- _Figure scripts_

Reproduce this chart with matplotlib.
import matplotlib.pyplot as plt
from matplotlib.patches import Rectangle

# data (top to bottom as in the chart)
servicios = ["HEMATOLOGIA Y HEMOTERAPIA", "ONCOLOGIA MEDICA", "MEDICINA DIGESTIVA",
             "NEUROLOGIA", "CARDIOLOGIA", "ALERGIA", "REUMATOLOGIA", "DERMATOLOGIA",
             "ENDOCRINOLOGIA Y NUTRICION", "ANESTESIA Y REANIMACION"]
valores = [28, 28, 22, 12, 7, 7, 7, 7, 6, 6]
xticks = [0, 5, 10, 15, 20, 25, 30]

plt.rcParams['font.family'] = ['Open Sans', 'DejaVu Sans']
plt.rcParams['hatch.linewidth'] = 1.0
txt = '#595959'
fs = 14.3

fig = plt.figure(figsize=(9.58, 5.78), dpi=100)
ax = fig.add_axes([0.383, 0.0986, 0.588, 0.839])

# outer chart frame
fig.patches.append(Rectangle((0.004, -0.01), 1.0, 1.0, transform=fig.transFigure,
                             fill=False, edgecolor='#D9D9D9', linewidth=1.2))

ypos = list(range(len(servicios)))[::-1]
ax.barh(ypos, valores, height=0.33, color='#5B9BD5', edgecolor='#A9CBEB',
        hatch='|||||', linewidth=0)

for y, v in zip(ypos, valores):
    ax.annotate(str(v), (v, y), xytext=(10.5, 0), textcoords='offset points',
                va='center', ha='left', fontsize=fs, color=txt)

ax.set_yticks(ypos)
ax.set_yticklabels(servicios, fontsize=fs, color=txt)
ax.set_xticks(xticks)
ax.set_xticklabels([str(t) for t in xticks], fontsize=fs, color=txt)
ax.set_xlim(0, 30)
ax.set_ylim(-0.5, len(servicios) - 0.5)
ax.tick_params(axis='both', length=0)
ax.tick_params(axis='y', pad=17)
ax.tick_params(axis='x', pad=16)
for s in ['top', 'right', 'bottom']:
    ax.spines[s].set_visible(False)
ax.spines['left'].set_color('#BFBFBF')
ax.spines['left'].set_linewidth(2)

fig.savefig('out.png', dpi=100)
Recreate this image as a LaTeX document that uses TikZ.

- _Problem requirements_
Return exactly the lines that run from the top of the listing above to the line containing "va='center', ha='left', fontsize=fs, color=txt)", please, keeping both end lines and leaving out everything else.

- _Final result_
Reproduce this chart with matplotlib.
import matplotlib.pyplot as plt
from matplotlib.patches import Rectangle

# data (top to bottom as in the chart)
servicios = ["HEMATOLOGIA Y HEMOTERAPIA", "ONCOLOGIA MEDICA", "MEDICINA DIGESTIVA",
             "NEUROLOGIA", "CARDIOLOGIA", "ALERGIA", "REUMATOLOGIA", "DERMATOLOGIA",
             "ENDOCRINOLOGIA Y NUTRICION", "ANESTESIA Y REANIMACION"]
valores = [28, 28, 22, 12, 7, 7, 7, 7, 6, 6]
xticks = [0, 5, 10, 15, 20, 25, 30]

plt.rcParams['font.family'] = ['Open Sans', 'DejaVu Sans']
plt.rcParams['hatch.linewidth'] = 1.0
txt = '#595959'
fs = 14.3

fig = plt.figure(figsize=(9.58, 5.78), dpi=100)
ax = fig.add_axes([0.383, 0.0986, 0.588, 0.839])

# outer chart frame
fig.patches.append(Rectangle((0.004, -0.01), 1.0, 1.0, transform=fig.transFigure,
                             fill=False, edgecolor='#D9D9D9', linewidth=1.2))

ypos = list(range(len(servicios)))[::-1]
ax.barh(ypos, valores, height=0.33, color='#5B9BD5', edgecolor='#A9CBEB',
        hatch='|||||', linewidth=0)

for y, v in zip(ypos, valores):
    ax.annotate(str(v), (v, y), xytext=(10.5, 0), textcoords='offset points',
                va='center', ha='left', fontsize=fs, color=txt)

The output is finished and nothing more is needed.